The reporting landed. Texas Governor Greg Abbott ordered all state agencies and public universities to immediately freeze new H-1B visa petitions in January. Texas Attorney General Ken Paxton opened an investigation into three North Texas companies, issuing civil investigative demands. By April 30, that probe had expanded to nearly 30 businesses Paxton accused of operating "ghost offices" — fake storefronts created solely to qualify as H-1B sponsors.
One of those companies had a $266,000 forgiven PPP loan on its books. Conservative Review reported that Gonzales' confrontations kept turning up layers — autism center scams, shell companies, and a pattern of fraud that stretched across North Texas.
"Big corporations and fraudsters overseas are using this program to undercut the wages of American workers," Vance said in Milwaukee. "If you are trying to take advantage of that visa program, you are not allowed into the United States."
The numbers back him up. Seventy percent of all new H-1B visa applications are concentrated in the tech industry. The visas last three years initially, extendable to six, and critics have argued for years that companies use them not to fill genuine skill gaps but to replace American workers with cheaper foreign labor. The Trump administration proposed a $100,000 fee for employers seeking H-1B visas — a federal judge struck it down last month.
That ruling didn't slow the enforcement side. Labor Department Inspector General Anthony D'Esposito confirmed investigators had already begun issuing subpoenas before the Milwaukee announcement, meaning the probe was building momentum behind the scenes while the fee fight played out in court.
"American jobs ought to go to American workers and not foreign fraudsters," Vance added. Simple sentence. Hard to argue with.
The standard media reaction to conservative investigative journalism is to ignore it until ignoring it becomes embarrassing. The H-1B story followed the pattern exactly. Gonzales was reporting on shell companies and fake job postings for months while mainstream outlets treated the visa program as a policy abstraction. Then a governor froze petitions. Then an attorney general started issuing subpoenas. Then the Vice President of the United States stood up and announced a federal crackdown.

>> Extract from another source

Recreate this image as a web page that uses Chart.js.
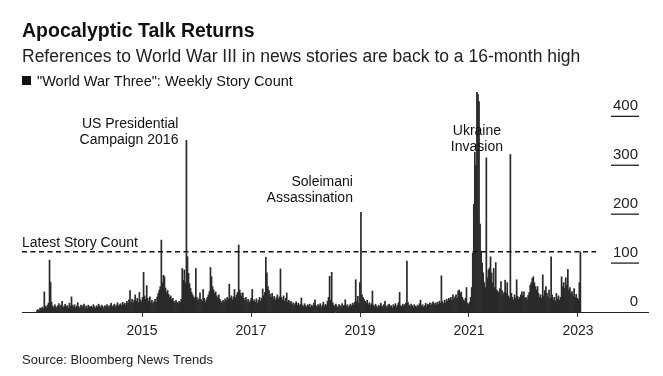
<!DOCTYPE html>
<html>
<head>
<meta charset="utf-8">
<script src="https://cdn.jsdelivr.net/npm/chart.js@4"></script>
<style>
  body { margin: 0; background: #fff; }
  canvas { display: block; }
</style>
</head>
<body>
<canvas id="myChart" width="663" height="376"></canvas>
<script>
// weekly "World War Three" story counts
const counts0 = [3,5,4,8,6,10,7,41,12,9,14,18,106,61,20,12,9,15,11,8,13,17,10,14,22,9,12,16,11,13,8,18,12,31,14,10,15,9,12,19,11,8,14,10,13,16,9,12,7,14,11,10];
const counts1 = [12,9,15,11,8,13,10,16,12,9,14,11,7,13,10,15,12,9,14,18,11,13,16,10,14,19,12,15,17,13,20,15,18,14,22,17,25,44,20,26,18,24,35,22,28,19,40,25,21,30,81,33];
const counts2 = [26,54,28,22,31,19,24,17,21,26,20,31,38,45,52,147,60,75,72,49,40,44,36,30,33,25,28,22,18,24,20,17,22,19,26,89,65,86,60,351,113,79,58,48,40,35,31,28,89,30,24,27];
const counts3 = [39,26,22,46,28,20,25,30,35,42,91,72,52,45,38,41,33,29,35,26,22,18,24,20,27,23,30,26,57,28,33,25,31,46,29,35,40,137,45,38,32,39,28,24,30,21,26,19,23,28,46,22];
const counts4 = [25,20,27,18,24,30,22,28,47,33,40,112,80,52,44,36,30,38,27,32,24,29,35,26,31,88,30,25,33,22,28,39,20,24,18,22,15,19,13,17,21,14,18,12,16,29,14,11,17,13,10,15];
const counts5 = [12,16,9,14,11,18,25,13,10,15,12,17,9,14,20,11,16,13,22,30,73,24,81,19,14,11,16,12,9,15,13,10,17,12,14,25,11,15,9,13,16,12,18,14,20,66,22,32,18,60,204,35];
const counts6 = [30,26,22,18,24,15,19,13,17,43,14,11,16,12,9,14,11,18,13,10,15,22,12,9,14,16,11,13,8,15,12,17,10,14,19,40,13,11,16,12,15,18,104,20,14,11,16,13,9,15,12,10];
const counts7 = [14,11,17,24,12,15,10,13,18,11,16,14,19,13,17,21,15,18,14,20,16,22,18,74,21,17,24,19,26,22,28,25,30,24,35,27,31,35,28,43,45,38,41,30,25,22,28,50,18,15,20,30];
const counts8 = [50,120,220,327,300,449,445,430,180,123,100,80,60,50,315,70,86,90,113,80,60,89,50,101,45,42,39,48,62,44,36,40,65,38,60,33,29,322,38,30,24,35,28,66,32,26,30,35,41,33,41,28];
const counts9 = [30,25,34,40,55,60,69,72,60,52,45,52,38,30,35,28,76,33,44,52,38,31,45,28,113,35,25,30,22,38,27,33,24,30,72,52,60,48,70,55,87,45,50,38,42,33,48,30,36,28,25,60,123];

// x ticks, in weeks from the first bar
const tickWeeks = [100.5, 204.8, 309.1, 413.4, 517.7];
const tickLabels = ['2015', '2017', '2019', '2021', '2023'];
const yTicks = [0, 100, 200, 300, 400];

const notes = [
  { lines: ['US Presidential', 'Campaign 2016'], week: 143, value: 343, align: 'right' },
  { lines: ['Soleimani', 'Assassination'], week: 310, value: 224, align: 'right' },
  { lines: ['Ukraine', 'Invasion'], week: 421, value: 329, align: 'center' }
];

const counts = [].concat(counts0, counts1, counts2, counts3, counts4, counts5, counts6, counts7, counts8, counts9);
const latest = counts[counts.length - 1];
const family = '"Liberation Sans", Arial, Helvetica, sans-serif';
Chart.defaults.font.family = family;

const overlay = {
  id: 'overlay',
  afterDraw(chart) {
    const ctx = chart.ctx;
    const xs = chart.scales.x;
    const ys = chart.scales.y;
    const area = chart.chartArea;
    ctx.save();
    ctx.fillStyle = '#111';
    ctx.textAlign = 'left';
    ctx.textBaseline = 'alphabetic';

    ctx.font = 'bold 19.5px ' + family;
    ctx.fillText('Apocalyptic Talk Returns', 22, 37);
    ctx.font = '17.5px ' + family;
    ctx.fillStyle = '#222';
    ctx.fillText('References to World War III in news stories are back to a 16-month high', 22, 62);
    ctx.fillStyle = '#111';
    ctx.fillRect(22, 76, 9, 9);
    ctx.font = '14.5px ' + family;
    ctx.fillText('"World War Three": Weekly Story Count', 37, 86);
    ctx.font = '13px ' + family;
    ctx.fillStyle = '#222';
    ctx.fillText('Source: Bloomberg News Trends', 22, 364);

    // right hand value labels with their short rules
    ctx.font = '15px ' + family;
    ctx.textAlign = 'right';
    ctx.strokeStyle = '#222';
    ctx.lineWidth = 1.3;
    yTicks.forEach(v => {
      const y = ys.getPixelForValue(v);
      if (v > 0) {
        ctx.beginPath();
        ctx.moveTo(area.right - 37, y);
        ctx.lineTo(area.right - 9, y);
        ctx.stroke();
      }
      ctx.fillText(String(v), area.right - 10, y - 6);
    });

    // latest story count
    const yl = ys.getPixelForValue(latest);
    ctx.setLineDash([5, 3.5]);
    ctx.lineWidth = 1.5;
    ctx.strokeStyle = '#111';
    ctx.beginPath();
    ctx.moveTo(area.left, yl);
    ctx.lineTo(xs.getPixelForValue(counts.length - 1 + 15), yl);
    ctx.stroke();
    ctx.setLineDash([]);
    ctx.textAlign = 'left';
    ctx.font = '14px ' + family;
    ctx.fillStyle = '#111';
    ctx.fillText('Latest Story Count', area.left, yl - 5);

    // event notes
    notes.forEach(n => {
      const x = xs.getPixelForValue(n.week);
      const y = ys.getPixelForValue(n.value);
      ctx.textAlign = n.align;
      const tx = n.align === 'right' ? x - 8 : x;
      n.lines.forEach((t, k) => {
        ctx.fillText(t, tx, y - (n.lines.length - 1 - k) * 16);
      });
    });
    ctx.restore();
  }
};

new Chart(document.getElementById('myChart'), {
  type: 'bar',
  data: {
    datasets: [{
      data: counts.map((v, i) => ({ x: i, y: v })),
      backgroundColor: '#2a2a2a',
      borderWidth: 0,
      barPercentage: 1,
      categoryPercentage: 1
    }]
  },
  options: {
    responsive: false,
    animation: false,
    devicePixelRatio: 1,
    layout: { padding: { left: 22, right: 15, top: 87, bottom: 34 } },
    plugins: { legend: { display: false }, tooltip: { enabled: false } },
    scales: {
      x: {
        type: 'linear',
        min: -14.35,
        max: 584.7,
        offset: false,
        grid: { display: true, drawOnChartArea: false, drawTicks: true, tickLength: 5, color: '#333', offset: false },
        border: { display: true, color: '#222', width: 1 },
        afterBuildTicks: s => { s.ticks = tickWeeks.map(v => ({ value: v })); },
        ticks: {
          callback: (v, i) => tickLabels[i],
          font: { size: 14 },
          color: '#222',
          padding: 6,
          maxRotation: 0,
          autoSkip: false
        },
        afterFit: s => { s.height = 30; }
      },
      y: { display: false, min: 0, max: 460 }
    }
  },
  plugins: [overlay]
});
</script>
</body>
</html>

The Washington Times' Jeff Mordock noted that the probe is now multi-agency — DOL, DHS, and DOJ working in coordination. That's not a press release. That's infrastructure.
There's a version of this story where Gonzales publishes her investigation, it gets a few days of attention on conservative media, and everyone moves on. That's how it usually works. Instead, she kept going back. More confrontations. More documents. More footage. Each report made it harder for officials to look the other way.
A reporter with a camera and a public records request just did what USCIS couldn't be bothered to do for years.